Return the lines that follow, exactly as they appear, from the first through the one containing "y_ticks = [1, 2, 3, 4, 5, 6, 7]"; no pictures are to be included.

## begin

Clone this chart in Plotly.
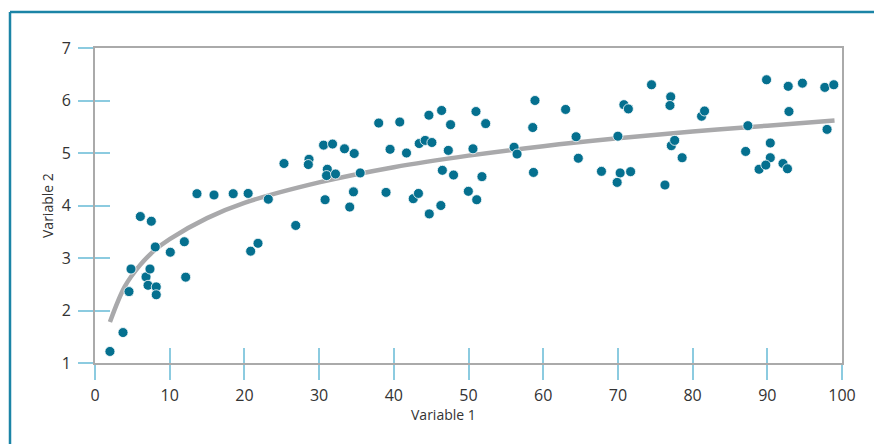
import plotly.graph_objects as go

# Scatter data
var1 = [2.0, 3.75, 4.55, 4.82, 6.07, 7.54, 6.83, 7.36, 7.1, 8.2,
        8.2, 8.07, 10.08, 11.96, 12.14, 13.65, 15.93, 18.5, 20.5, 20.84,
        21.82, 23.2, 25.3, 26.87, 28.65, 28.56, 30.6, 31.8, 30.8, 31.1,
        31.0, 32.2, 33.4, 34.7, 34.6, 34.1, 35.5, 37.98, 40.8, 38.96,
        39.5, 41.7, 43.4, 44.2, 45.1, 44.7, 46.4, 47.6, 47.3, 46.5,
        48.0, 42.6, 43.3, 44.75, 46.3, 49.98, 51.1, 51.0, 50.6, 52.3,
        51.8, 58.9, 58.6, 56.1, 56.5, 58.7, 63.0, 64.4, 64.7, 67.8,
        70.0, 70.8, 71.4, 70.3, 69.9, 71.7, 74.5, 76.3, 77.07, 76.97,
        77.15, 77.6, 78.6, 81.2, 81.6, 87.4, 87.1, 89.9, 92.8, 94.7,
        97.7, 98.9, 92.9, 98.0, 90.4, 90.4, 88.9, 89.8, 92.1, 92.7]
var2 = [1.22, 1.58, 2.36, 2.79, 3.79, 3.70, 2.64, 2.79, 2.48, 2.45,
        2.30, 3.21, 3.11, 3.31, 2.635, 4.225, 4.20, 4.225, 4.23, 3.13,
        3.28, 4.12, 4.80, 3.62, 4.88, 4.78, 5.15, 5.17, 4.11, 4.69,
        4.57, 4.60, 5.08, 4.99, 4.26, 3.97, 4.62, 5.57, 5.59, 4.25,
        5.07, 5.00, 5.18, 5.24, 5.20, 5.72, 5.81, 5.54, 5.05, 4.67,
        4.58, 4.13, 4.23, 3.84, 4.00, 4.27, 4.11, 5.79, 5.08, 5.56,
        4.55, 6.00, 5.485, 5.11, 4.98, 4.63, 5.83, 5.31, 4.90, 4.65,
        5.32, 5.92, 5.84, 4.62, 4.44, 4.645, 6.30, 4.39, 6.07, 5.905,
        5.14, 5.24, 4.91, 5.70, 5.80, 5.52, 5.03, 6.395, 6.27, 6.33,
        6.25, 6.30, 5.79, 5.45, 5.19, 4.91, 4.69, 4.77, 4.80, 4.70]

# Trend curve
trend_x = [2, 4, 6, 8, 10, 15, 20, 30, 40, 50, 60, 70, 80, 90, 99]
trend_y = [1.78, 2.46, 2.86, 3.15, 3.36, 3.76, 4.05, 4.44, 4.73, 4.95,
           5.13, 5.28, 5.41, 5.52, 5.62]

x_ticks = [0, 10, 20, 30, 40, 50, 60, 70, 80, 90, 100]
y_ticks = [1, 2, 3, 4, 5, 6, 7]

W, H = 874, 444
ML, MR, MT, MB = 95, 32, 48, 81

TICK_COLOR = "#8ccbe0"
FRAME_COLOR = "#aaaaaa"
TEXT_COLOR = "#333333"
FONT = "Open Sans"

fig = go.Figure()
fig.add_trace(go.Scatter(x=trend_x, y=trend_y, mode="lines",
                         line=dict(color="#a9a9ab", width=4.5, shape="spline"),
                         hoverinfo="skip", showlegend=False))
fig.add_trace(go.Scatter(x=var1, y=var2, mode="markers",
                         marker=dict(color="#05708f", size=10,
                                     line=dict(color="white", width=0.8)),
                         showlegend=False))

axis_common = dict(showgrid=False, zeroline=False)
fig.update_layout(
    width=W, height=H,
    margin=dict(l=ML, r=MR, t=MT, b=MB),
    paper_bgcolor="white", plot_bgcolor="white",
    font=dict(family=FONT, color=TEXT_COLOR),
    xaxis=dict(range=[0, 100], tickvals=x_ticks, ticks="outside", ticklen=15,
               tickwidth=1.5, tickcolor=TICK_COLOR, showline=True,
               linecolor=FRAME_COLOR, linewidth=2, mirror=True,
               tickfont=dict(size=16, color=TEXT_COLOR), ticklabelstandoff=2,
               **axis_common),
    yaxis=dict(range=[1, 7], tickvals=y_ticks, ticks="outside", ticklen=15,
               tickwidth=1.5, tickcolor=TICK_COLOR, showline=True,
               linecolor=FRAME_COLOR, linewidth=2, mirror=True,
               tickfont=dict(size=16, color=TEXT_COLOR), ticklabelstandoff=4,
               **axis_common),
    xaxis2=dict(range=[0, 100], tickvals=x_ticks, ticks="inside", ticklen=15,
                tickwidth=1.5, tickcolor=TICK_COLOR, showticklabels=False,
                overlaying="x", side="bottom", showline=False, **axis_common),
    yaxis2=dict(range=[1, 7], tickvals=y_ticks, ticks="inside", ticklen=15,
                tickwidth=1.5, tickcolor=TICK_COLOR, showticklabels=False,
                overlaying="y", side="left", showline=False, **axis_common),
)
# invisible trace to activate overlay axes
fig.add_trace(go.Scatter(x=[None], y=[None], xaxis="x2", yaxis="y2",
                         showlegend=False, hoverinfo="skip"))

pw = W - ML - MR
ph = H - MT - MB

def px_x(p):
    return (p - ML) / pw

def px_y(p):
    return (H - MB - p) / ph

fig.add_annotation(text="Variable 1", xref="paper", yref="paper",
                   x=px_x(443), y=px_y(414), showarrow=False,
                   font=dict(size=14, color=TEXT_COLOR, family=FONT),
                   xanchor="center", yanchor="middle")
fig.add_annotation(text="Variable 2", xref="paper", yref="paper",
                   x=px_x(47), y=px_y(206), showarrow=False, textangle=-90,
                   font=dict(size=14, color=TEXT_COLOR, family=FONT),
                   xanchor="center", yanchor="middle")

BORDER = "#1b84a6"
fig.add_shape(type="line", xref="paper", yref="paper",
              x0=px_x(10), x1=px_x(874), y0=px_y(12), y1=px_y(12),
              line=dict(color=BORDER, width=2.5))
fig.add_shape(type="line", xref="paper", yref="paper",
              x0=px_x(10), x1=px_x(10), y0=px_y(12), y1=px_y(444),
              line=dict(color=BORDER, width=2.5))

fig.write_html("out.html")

## end

Full answer:
Clone this chart in Plotly.
import plotly.graph_objects as go

# Scatter data
var1 = [2.0, 3.75, 4.55, 4.82, 6.07, 7.54, 6.83, 7.36, 7.1, 8.2,
        8.2, 8.07, 10.08, 11.96, 12.14, 13.65, 15.93, 18.5, 20.5, 20.84,
        21.82, 23.2, 25.3, 26.87, 28.65, 28.56, 30.6, 31.8, 30.8, 31.1,
        31.0, 32.2, 33.4, 34.7, 34.6, 34.1, 35.5, 37.98, 40.8, 38.96,
        39.5, 41.7, 43.4, 44.2, 45.1, 44.7, 46.4, 47.6, 47.3, 46.5,
        48.0, 42.6, 43.3, 44.75, 46.3, 49.98, 51.1, 51.0, 50.6, 52.3,
        51.8, 58.9, 58.6, 56.1, 56.5, 58.7, 63.0, 64.4, 64.7, 67.8,
        70.0, 70.8, 71.4, 70.3, 69.9, 71.7, 74.5, 76.3, 77.07, 76.97,
        77.15, 77.6, 78.6, 81.2, 81.6, 87.4, 87.1, 89.9, 92.8, 94.7,
        97.7, 98.9, 92.9, 98.0, 90.4, 90.4, 88.9, 89.8, 92.1, 92.7]
var2 = [1.22, 1.58, 2.36, 2.79, 3.79, 3.70, 2.64, 2.79, 2.48, 2.45,
        2.30, 3.21, 3.11, 3.31, 2.635, 4.225, 4.20, 4.225, 4.23, 3.13,
        3.28, 4.12, 4.80, 3.62, 4.88, 4.78, 5.15, 5.17, 4.11, 4.69,
        4.57, 4.60, 5.08, 4.99, 4.26, 3.97, 4.62, 5.57, 5.59, 4.25,
        5.07, 5.00, 5.18, 5.24, 5.20, 5.72, 5.81, 5.54, 5.05, 4.67,
        4.58, 4.13, 4.23, 3.84, 4.00, 4.27, 4.11, 5.79, 5.08, 5.56,
        4.55, 6.00, 5.485, 5.11, 4.98, 4.63, 5.83, 5.31, 4.90, 4.65,
        5.32, 5.92, 5.84, 4.62, 4.44, 4.645, 6.30, 4.39, 6.07, 5.905,
        5.14, 5.24, 4.91, 5.70, 5.80, 5.52, 5.03, 6.395, 6.27, 6.33,
        6.25, 6.30, 5.79, 5.45, 5.19, 4.91, 4.69, 4.77, 4.80, 4.70]

# Trend curve
trend_x = [2, 4, 6, 8, 10, 15, 20, 30, 40, 50, 60, 70, 80, 90, 99]
trend_y = [1.78, 2.46, 2.86, 3.15, 3.36, 3.76, 4.05, 4.44, 4.73, 4.95,
           5.13, 5.28, 5.41, 5.52, 5.62]

x_ticks = [0, 10, 20, 30, 40, 50, 60, 70, 80, 90, 100]
y_ticks = [1, 2, 3, 4, 5, 6, 7]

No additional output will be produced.